● CHALLENGE
Using the data beneath, show every line that includes the word "chart".

● AVAILABLE DATA
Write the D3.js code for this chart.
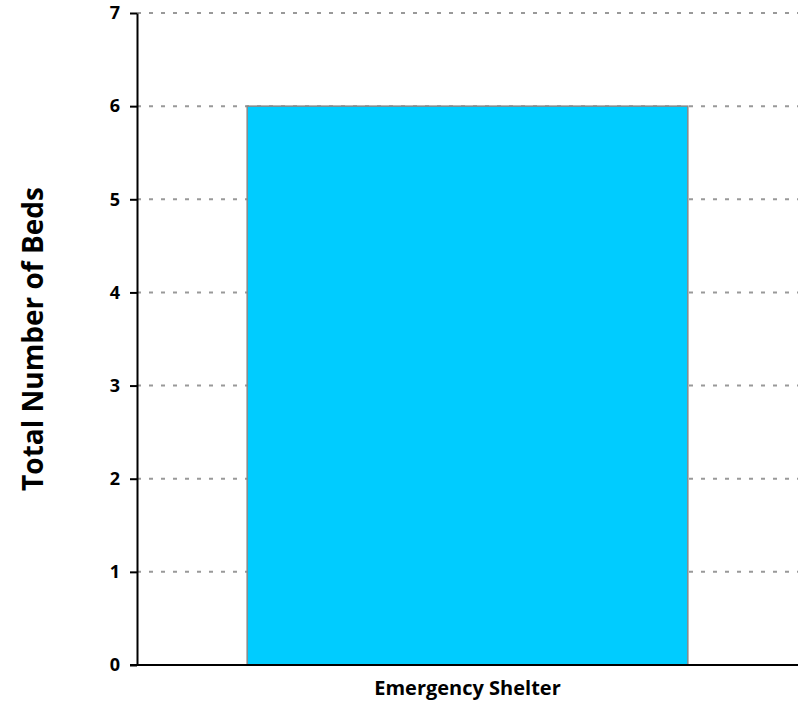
<!DOCTYPE html>
<html>
<head>
<meta charset="utf-8">
<script src="https://cdn.jsdelivr.net/npm/d3@7"></script>
<style>
  body { margin: 0; background: #fff; }
  text { font-family: "Open Sans", "Liberation Sans", sans-serif; font-weight: bold; }
</style>
</head>
<body>
<div id="chart"></div>
<script>
var categories = ['Emergency Shelter'];
var beds = [6];
var yTicks = [0, 1, 2, 3, 4, 5, 6, 7];

var width = 800, height = 702;
var margin = {top: 13, right: 2, bottom: 37, left: 137};

var svg = d3.select('#chart').append('svg')
  .attr('width', width)
  .attr('height', height);

var x = d3.scaleBand()
  .domain(categories)
  .range([margin.left, width - margin.right])
  .padding(0.2);

var y = d3.scaleLinear()
  .domain([0, 7])
  .range([height - margin.bottom, margin.top]);

// gridlines
svg.append('g')
  .selectAll('line')
  .data(yTicks.filter(function (d) { return d > 0; }))
  .enter().append('line')
  .attr('x1', margin.left)
  .attr('x2', width - margin.right)
  .attr('y1', function (d) { return y(d); })
  .attr('y2', function (d) { return y(d); })
  .attr('stroke', '#999')
  .attr('stroke-width', 2)
  .attr('stroke-dasharray', '4,8');

// bars
svg.append('g')
  .selectAll('rect')
  .data(beds)
  .enter().append('rect')
  .attr('x', function (d, i) { return x(categories[i]); })
  .attr('y', function (d) { return y(d); })
  .attr('width', x.bandwidth())
  .attr('height', function (d) { return y(0) - y(d); })
  .attr('fill', '#00CCFF')
  .attr('stroke', '#888')
  .attr('stroke-width', 1.5);

// y axis
var yAxis = svg.append('g')
  .attr('transform', 'translate(' + margin.left + ',0)')
  .call(d3.axisLeft(y).tickValues(yTicks).tickFormat(d3.format('d')).tickSize(7).tickSizeOuter(0));
yAxis.select('.domain').attr('stroke', '#000').attr('stroke-width', 2);
yAxis.selectAll('.tick line').attr('stroke', '#000').attr('stroke-width', 2);
yAxis.selectAll('.tick text')
  .attr('x', -17)
  .attr('fill', '#000')
  .style('font-size', '18px');

// x axis
var xAxis = svg.append('g')
  .attr('transform', 'translate(0,' + y(0) + ')')
  .call(d3.axisBottom(x).tickSize(0).tickSizeOuter(0));
xAxis.select('.domain').attr('stroke', '#000').attr('stroke-width', 2);
xAxis.select('.domain').attr('d', 'M' + (margin.left - 7) + ',0H' + (width - margin.right));
xAxis.selectAll('.tick text')
  .attr('dy', 0)
  .attr('y', 30)
  .attr('fill', '#000')
  .style('font-size', '20px');

// y title
svg.append('text')
  .attr('transform', 'translate(43,' + (margin.top + (y(0) - margin.top) / 2) + ') rotate(-90)')
  .attr('text-anchor', 'middle')
  .style('font-size', '28px')
  .text('Total Number of Beds');
</script>
</body>
</html>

● OUTPUT FOR THIS TASK
Write the D3.js code for this chart.
<div id="chart"></div>
var svg = d3.select('#chart').append('svg')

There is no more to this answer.